Economic activity continued to rise in July on the back of lockdowns gradually being lifted, albeit slightly slower than anticipated due to increasing rates of new infections. Long-term inflation expectations rose further in July, leading to increased pension scheme liabilities. Risk assets experienced mixed performance, with positive performance from credit assets due to tightening spreads but mixed equity market performance with significant regional differences. This led to asset values remaining flat over the month. This, coupled with increased liabilities means that the aggregate funding level of UK Pension Schemes now stands at 89.9%, down 1.1% since June and at their lowest levels this year. Scheme funding levels are even further off their high of 98.0% at the end of 2019 despite the recent rally in growth assets. Indeed, funding levels are still some 2.6% off where they were at the peak of the coronavirus market fallout in March.

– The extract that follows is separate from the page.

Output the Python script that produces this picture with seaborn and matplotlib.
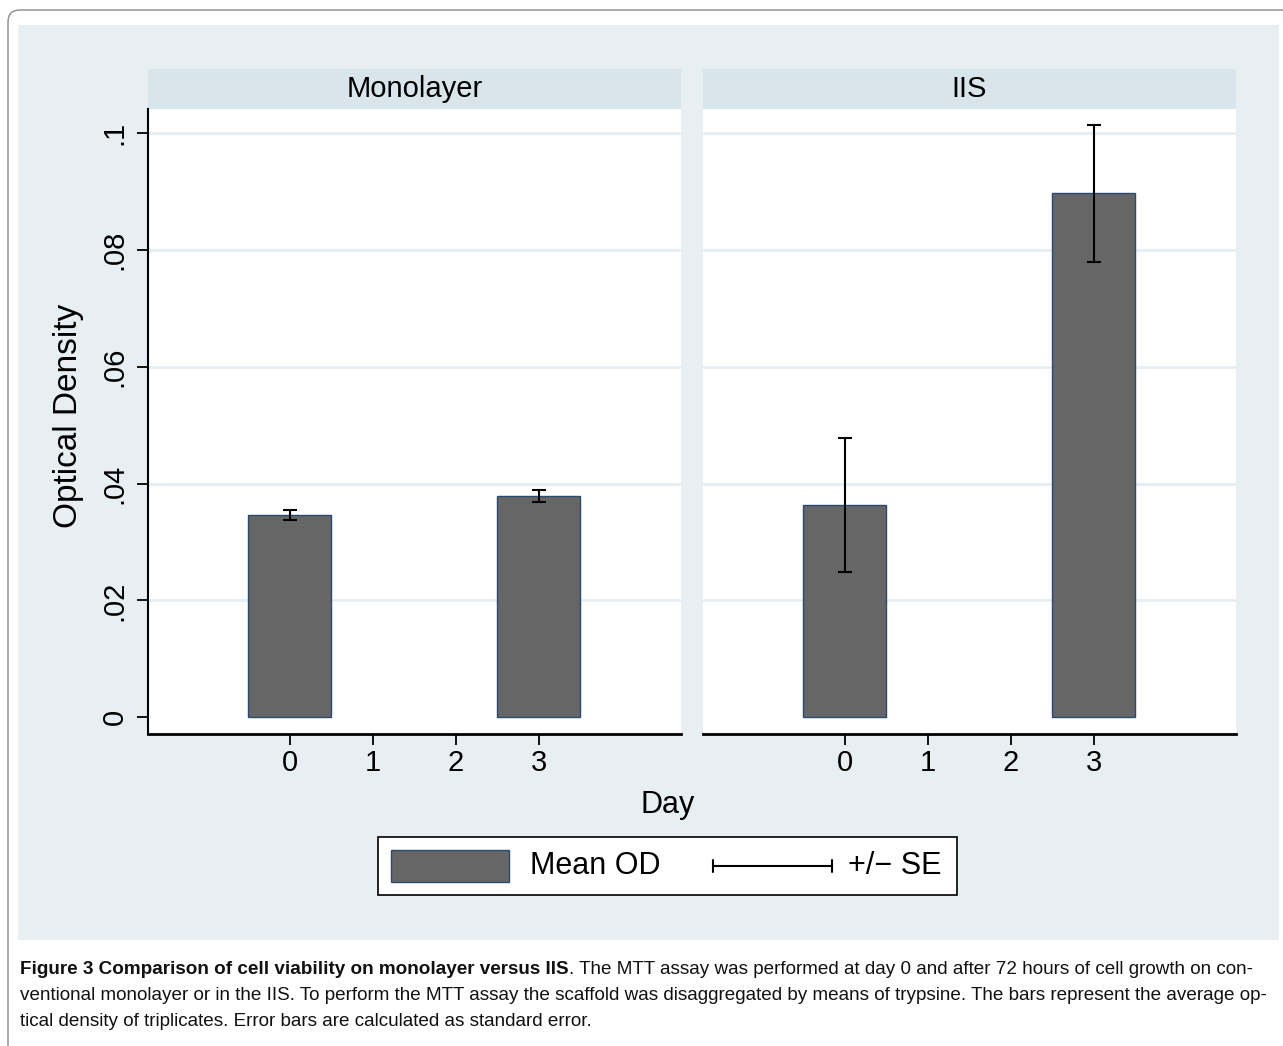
#!/usr/bin/env python3
"""Mean optical density (MTT assay) on monolayer versus IIS, day 0 and day 3."""

import matplotlib

matplotlib.use("Agg")

import matplotlib.pyplot as plt
import pandas as pd
import seaborn as sns
from matplotlib.patches import FancyBboxPatch, Rectangle
from matplotlib.transforms import IdentityTransform

PANELS = ["Monolayer", "IIS"]
DAYS = [0, 3]
MONOLAYER_MEAN = [0.0346, 0.0379]
MONOLAYER_SE = [0.0009, 0.0010]
IIS_MEAN = [0.0363, 0.0897]
IIS_SE = [0.0115, 0.0117]
X_TICKS = [0, 1, 2, 3]
Y_TICKS = [0, 0.02, 0.04, 0.06, 0.08, 0.1]
Y_TICK_LABELS = ["0", ".02", ".04", ".06", ".08", ".1"]
Y_LABEL = "Optical Density"
X_LABEL = "Day"
LEGEND_LABELS = ["Mean OD", "+/\u2212 SE"]
CAPTION_BOLD = "Figure 3 Comparison of cell viability on monolayer versus IIS"
CAPTION_LINES = [
    ". The MTT assay was performed at day 0 and after 72 hours of cell growth on con-",
    "ventional monolayer or in the IIS. To perform the MTT assay the scaffold was "
    "disaggregated by means of trypsine. The bars represent the average op-",
    "tical density of triplicates. Error bars are calculated as standard error.",
]

W, H = 1283, 1046
BAR = "#666666"
BAR_EDGE = "#2b4a70"
BG = "#e8eff2"
STRIP = "#d8e5eb"
GRID = "#e6eef2"
FS = 21

sns.set_theme(style="white")
plt.rcParams["font.family"] = ["Liberation Sans", "DejaVu Sans"]

df = pd.DataFrame(
    {
        "panel": [PANELS[0]] * 2 + [PANELS[1]] * 2,
        "day": DAYS + DAYS,
        "od": MONOLAYER_MEAN + IIS_MEAN,
        "se": MONOLAYER_SE + IIS_SE,
    }
)

fig = plt.figure(figsize=(W / 100, H / 100), dpi=100)
fig.patch.set_facecolor("white")
px = IdentityTransform()

# outer frame and shaded graph region (pixel coordinates, origin bottom-left)
fig.add_artist(
    FancyBboxPatch(
        (8, -40), 1320, H - 10 + 40,
        boxstyle="round,pad=0,rounding_size=12",
        facecolor="white", edgecolor="#8a8a8a", linewidth=1.0, transform=px,
        zorder=-20,
    )
)
fig.add_artist(Rectangle((18, H - 940), 1279 - 18, 940 - 25, facecolor=BG,
                         edgecolor="none", transform=px, zorder=-10))

left_px = [148, 703]
panel_w, top_px, bottom_px = 533, 109, 734
strip_h = 40

for i, name in enumerate(PANELS):
    ax = fig.add_axes([left_px[i] / W, 1 - bottom_px / H, panel_w / W,
                       (bottom_px - top_px) / H])
    ax.set_facecolor("white")
    sub = df[df["panel"] == name]
    sns.barplot(data=sub, x="day", y="od", native_scale=True, width=1 / 3,
                color=BAR, edgecolor=BAR_EDGE, linewidth=1.0, saturation=1,
                errorbar=None, ax=ax, zorder=2)
    ax.errorbar(sub["day"], sub["od"], yerr=sub["se"], fmt="none",
                ecolor="black", elinewidth=1.5, capsize=4.8, capthick=1.5,
                zorder=3)
    for y in Y_TICKS[1:]:
        ax.axhline(y, color=GRID, linewidth=2, zorder=0)

    ax.set_xlim(-1.707, 4.714)
    ax.set_ylim(-0.00286, 0.1041)
    ax.set_xticks(X_TICKS)
    ax.set_xticklabels([str(t) for t in X_TICKS])
    ax.set_xlabel("")
    ax.set_ylabel("")
    ax.tick_params(axis="x", length=8, width=1.3, color="black", pad=3,
                   labelsize=FS, labelcolor="black", bottom=True)
    for s in ["top", "right"]:
        ax.spines[s].set_visible(False)
    ax.spines["bottom"].set_color("black")
    ax.spines["bottom"].set_linewidth(2)
    if i == 0:
        ax.spines["left"].set_color("black")
        ax.spines["left"].set_linewidth(1.5)
        ax.set_yticks(Y_TICKS)
        ax.set_yticklabels(Y_TICK_LABELS, rotation=90, va="center")
        ax.tick_params(axis="y", length=8, width=1.3, color="black", pad=6,
                       labelsize=FS, labelcolor="black", left=True)
    else:
        ax.spines["left"].set_visible(False)
        ax.set_yticks([])

    ax.add_patch(Rectangle((0, 1), 1, strip_h / (bottom_px - top_px),
                           transform=ax.transAxes, facecolor=STRIP,
                           edgecolor="none", clip_on=False))
    ax.text(0.5, 1 + strip_h / 2 / (bottom_px - top_px), name,
            transform=ax.transAxes, ha="center", va="center", fontsize=FS,
            color="black")

fig.text(68 / W, 1 - 416 / H, Y_LABEL, rotation=90, ha="center", va="center",
         fontsize=24, color="black")
fig.text(668 / W, 1 - 805 / H, X_LABEL, ha="center", va="center",
         fontsize=22, color="black")

# legend box
fig.add_artist(Rectangle((378, H - 895), 957 - 378, 895 - 837, facecolor="white",
                         edgecolor="black", linewidth=1.2, transform=px))
fig.add_artist(Rectangle((391, H - 882), 509 - 391, 32, facecolor=BAR,
                         edgecolor=BAR_EDGE, linewidth=1.0, transform=px))
fig.text(530 / W, 1 - 866 / H, LEGEND_LABELS[0], ha="left", va="center",
         fontsize=22, color="black")
fig.add_artist(plt.Line2D([713, 832], [H - 866, H - 866], color="black",
                          linewidth=1.5, transform=px))
for xc in (713, 832):
    fig.add_artist(plt.Line2D([xc, xc], [H - 872, H - 860], color="black",
                              linewidth=1.5, transform=px))
fig.text(848 / W, 1 - 866 / H, LEGEND_LABELS[1], ha="left", va="center",
         fontsize=22, color="black")

# caption
cap_font = ["Liberation Sans", "DejaVu Sans"]
CFS = 13.6
renderer = fig.canvas.get_renderer()
t = fig.text(20 / W, 1 - 970 / H, CAPTION_BOLD, ha="left", va="center",
             fontsize=CFS, fontweight="bold", family=cap_font, color="#111111")
bb = t.get_window_extent(renderer)
fig.text(bb.x1 / W, 1 - 970 / H, CAPTION_LINES[0], ha="left", va="center",
         fontsize=CFS, family=cap_font, color="#111111")
fig.text(20 / W, 1 - 996 / H, CAPTION_LINES[1], ha="left", va="center",
         fontsize=CFS, family=cap_font, color="#111111")
fig.text(20 / W, 1 - 1021 / H, CAPTION_LINES[2], ha="left", va="center",
         fontsize=CFS, family=cap_font, color="#111111")

fig.savefig("out.png", dpi=100)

Asset values were helped by US equity gains, supported by robust earnings from companies such as Amazon, Apple and Facebook rather than the macro backdrop. UK equities however, fell as fears of a second wave weighed on investor sentiment; the FTSE 100 fell 4.2% over the month whereas the S&P 500 rose 5.6%. Central banks were less active than they have been in previous months, having already flooded the market with liquidity and taken rates closer to their lower bounds.
The volatility in markets experienced on the back of Covid-19 may be giving rise to an increased number of clients considering fiduciary management. We have seen a 170% growth in clients considering fiduciary management year to date compared to the same period last year.